• [Challenge]:
Nothing but the lines from the line with "Give me the" to the line with "let myChart = echarts.init(document.getElementById('chart'));", both included, is to be repeated, and those exactly. Leave out the pictures.

• [Exercise material]:
────────────────

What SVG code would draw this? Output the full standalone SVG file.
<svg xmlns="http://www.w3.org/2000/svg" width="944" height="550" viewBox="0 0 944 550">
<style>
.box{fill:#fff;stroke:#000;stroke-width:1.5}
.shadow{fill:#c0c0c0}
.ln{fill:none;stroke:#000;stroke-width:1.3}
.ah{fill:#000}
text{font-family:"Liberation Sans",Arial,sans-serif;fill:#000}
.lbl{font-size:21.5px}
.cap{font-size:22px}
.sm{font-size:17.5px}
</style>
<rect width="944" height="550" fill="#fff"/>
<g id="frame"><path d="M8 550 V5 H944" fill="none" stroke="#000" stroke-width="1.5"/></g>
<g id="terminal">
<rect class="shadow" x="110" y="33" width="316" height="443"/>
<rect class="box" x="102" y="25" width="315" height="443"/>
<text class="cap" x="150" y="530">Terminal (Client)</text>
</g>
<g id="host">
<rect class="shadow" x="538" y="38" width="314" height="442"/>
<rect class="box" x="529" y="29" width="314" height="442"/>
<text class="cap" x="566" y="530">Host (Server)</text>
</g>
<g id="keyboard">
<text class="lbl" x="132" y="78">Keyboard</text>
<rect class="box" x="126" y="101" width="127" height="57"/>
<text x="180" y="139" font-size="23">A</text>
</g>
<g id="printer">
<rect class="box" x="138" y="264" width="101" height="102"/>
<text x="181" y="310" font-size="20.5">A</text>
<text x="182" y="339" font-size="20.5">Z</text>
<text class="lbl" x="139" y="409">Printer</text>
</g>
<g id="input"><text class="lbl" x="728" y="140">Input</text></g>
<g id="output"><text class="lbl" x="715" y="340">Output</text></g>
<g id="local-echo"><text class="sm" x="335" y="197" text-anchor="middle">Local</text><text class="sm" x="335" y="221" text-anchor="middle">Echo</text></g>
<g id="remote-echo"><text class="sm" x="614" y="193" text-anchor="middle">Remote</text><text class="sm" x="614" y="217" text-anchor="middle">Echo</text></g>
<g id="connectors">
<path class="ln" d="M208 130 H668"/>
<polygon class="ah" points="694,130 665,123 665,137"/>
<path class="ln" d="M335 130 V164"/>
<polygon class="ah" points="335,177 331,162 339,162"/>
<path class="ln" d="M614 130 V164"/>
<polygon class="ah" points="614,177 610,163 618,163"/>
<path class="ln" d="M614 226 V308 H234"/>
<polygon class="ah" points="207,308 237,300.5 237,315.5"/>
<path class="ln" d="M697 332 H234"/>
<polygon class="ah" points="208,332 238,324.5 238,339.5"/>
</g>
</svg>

────────────────

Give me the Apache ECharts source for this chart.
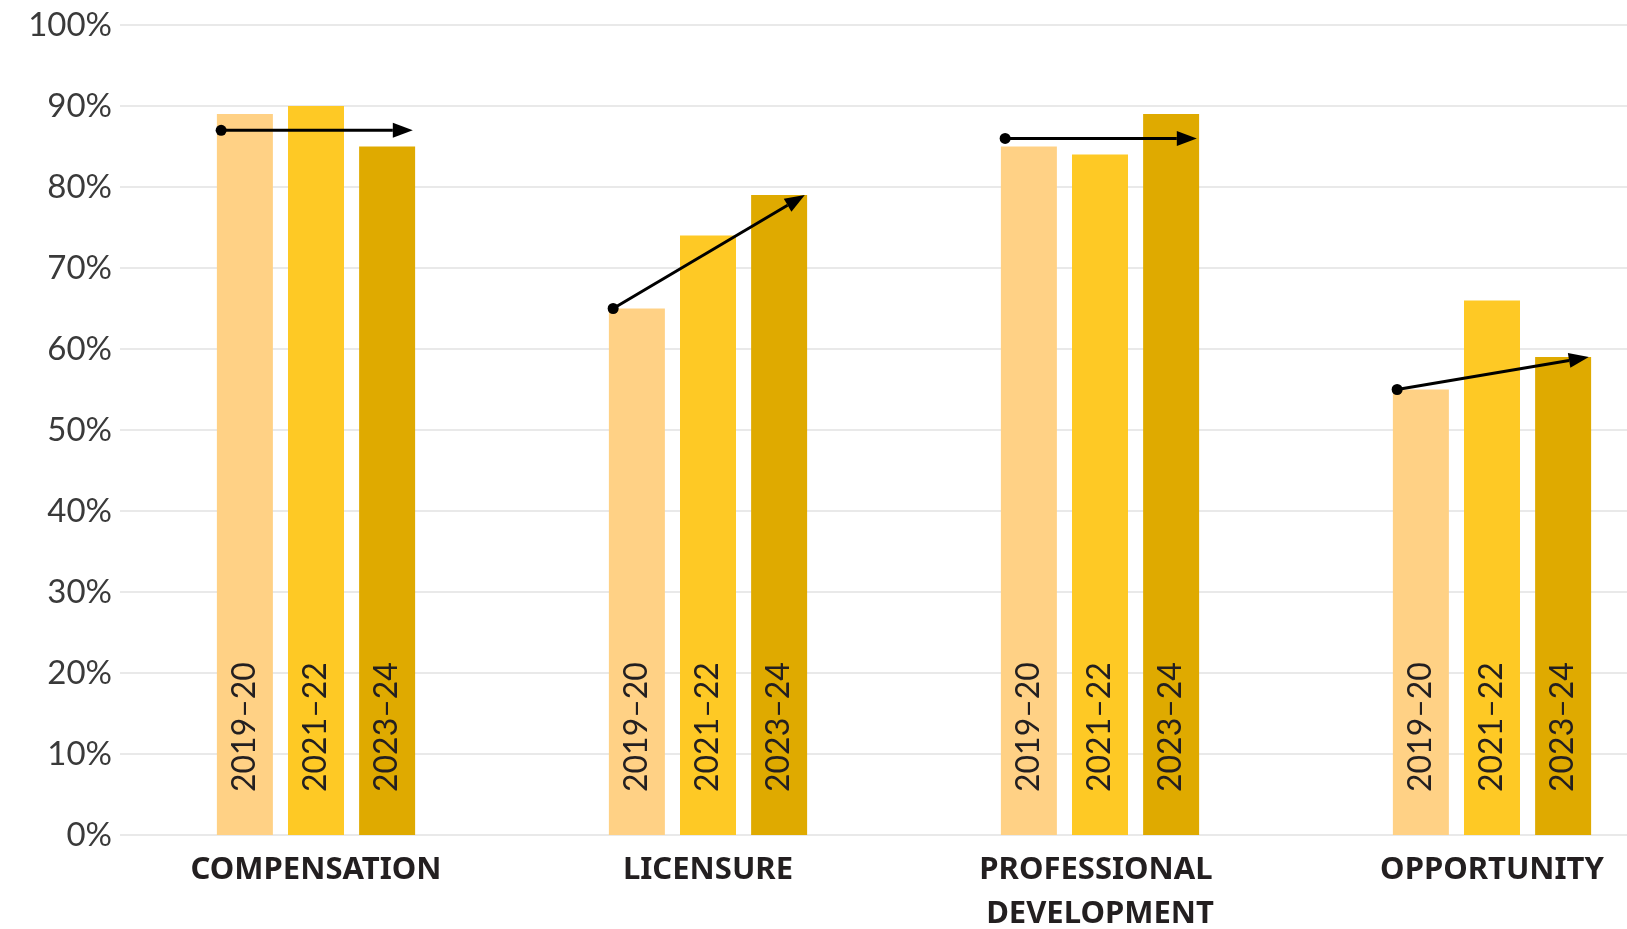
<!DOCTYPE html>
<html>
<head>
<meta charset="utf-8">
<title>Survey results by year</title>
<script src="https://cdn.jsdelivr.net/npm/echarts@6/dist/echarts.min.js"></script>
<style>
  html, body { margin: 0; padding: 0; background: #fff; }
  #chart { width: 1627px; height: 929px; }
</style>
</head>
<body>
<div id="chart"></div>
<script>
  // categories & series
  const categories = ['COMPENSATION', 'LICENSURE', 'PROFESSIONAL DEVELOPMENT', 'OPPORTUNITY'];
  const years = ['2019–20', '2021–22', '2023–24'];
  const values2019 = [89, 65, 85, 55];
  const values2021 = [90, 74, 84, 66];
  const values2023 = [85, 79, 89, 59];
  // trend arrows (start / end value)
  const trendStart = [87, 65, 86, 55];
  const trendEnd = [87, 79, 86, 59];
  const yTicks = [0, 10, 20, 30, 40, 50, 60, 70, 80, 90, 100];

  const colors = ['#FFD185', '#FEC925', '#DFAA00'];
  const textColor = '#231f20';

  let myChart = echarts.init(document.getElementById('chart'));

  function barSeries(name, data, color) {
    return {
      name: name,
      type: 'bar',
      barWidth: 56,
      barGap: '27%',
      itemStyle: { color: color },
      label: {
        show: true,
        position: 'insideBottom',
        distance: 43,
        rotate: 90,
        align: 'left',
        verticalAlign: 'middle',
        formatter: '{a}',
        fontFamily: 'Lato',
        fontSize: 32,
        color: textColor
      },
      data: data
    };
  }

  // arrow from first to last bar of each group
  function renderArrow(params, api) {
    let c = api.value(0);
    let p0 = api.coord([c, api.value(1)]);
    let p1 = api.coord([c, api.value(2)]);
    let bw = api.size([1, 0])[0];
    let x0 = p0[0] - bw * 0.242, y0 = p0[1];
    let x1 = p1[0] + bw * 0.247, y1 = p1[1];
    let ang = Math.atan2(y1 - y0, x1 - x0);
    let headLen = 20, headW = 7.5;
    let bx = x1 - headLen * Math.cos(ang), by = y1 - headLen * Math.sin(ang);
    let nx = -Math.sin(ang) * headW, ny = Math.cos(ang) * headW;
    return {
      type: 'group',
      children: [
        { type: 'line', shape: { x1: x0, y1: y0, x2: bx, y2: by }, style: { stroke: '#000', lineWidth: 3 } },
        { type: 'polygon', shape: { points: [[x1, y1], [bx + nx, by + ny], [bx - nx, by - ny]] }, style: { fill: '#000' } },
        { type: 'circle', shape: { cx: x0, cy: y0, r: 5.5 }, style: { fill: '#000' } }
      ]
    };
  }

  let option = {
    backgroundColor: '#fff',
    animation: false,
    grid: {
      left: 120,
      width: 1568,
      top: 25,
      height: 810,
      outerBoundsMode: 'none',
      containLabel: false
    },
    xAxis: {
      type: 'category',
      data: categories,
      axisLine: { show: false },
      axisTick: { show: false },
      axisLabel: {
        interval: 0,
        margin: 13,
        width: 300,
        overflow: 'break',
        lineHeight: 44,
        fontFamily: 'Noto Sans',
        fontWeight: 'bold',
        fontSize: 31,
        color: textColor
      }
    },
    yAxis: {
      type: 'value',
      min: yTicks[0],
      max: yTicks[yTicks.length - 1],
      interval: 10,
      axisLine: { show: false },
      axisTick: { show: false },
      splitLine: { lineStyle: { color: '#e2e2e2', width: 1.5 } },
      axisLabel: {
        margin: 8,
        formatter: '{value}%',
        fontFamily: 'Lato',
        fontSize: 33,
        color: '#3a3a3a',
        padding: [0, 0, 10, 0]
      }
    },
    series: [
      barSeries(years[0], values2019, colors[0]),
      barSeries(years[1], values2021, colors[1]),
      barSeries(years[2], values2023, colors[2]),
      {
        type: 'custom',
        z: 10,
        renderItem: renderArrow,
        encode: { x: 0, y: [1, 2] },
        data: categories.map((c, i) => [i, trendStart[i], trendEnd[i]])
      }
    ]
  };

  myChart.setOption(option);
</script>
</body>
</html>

────────────────

• [Answer to the exercise]:
Give me the Apache ECharts source for this chart.
<!DOCTYPE html>
<html>
<head>
<meta charset="utf-8">
<title>Survey results by year</title>
<script src="https://cdn.jsdelivr.net/npm/echarts@6/dist/echarts.min.js"></script>
<style>
  html, body { margin: 0; padding: 0; background: #fff; }
  #chart { width: 1627px; height: 929px; }
</style>
</head>
<body>
<div id="chart"></div>
<script>
  // categories & series
  const categories = ['COMPENSATION', 'LICENSURE', 'PROFESSIONAL DEVELOPMENT', 'OPPORTUNITY'];
  const years = ['2019–20', '2021–22', '2023–24'];
  const values2019 = [89, 65, 85, 55];
  const values2021 = [90, 74, 84, 66];
  const values2023 = [85, 79, 89, 59];
  // trend arrows (start / end value)
  const trendStart = [87, 65, 86, 55];
  const trendEnd = [87, 79, 86, 59];
  const yTicks = [0, 10, 20, 30, 40, 50, 60, 70, 80, 90, 100];

  const colors = ['#FFD185', '#FEC925', '#DFAA00'];
  const textColor = '#231f20';

  let myChart = echarts.init(document.getElementById('chart'));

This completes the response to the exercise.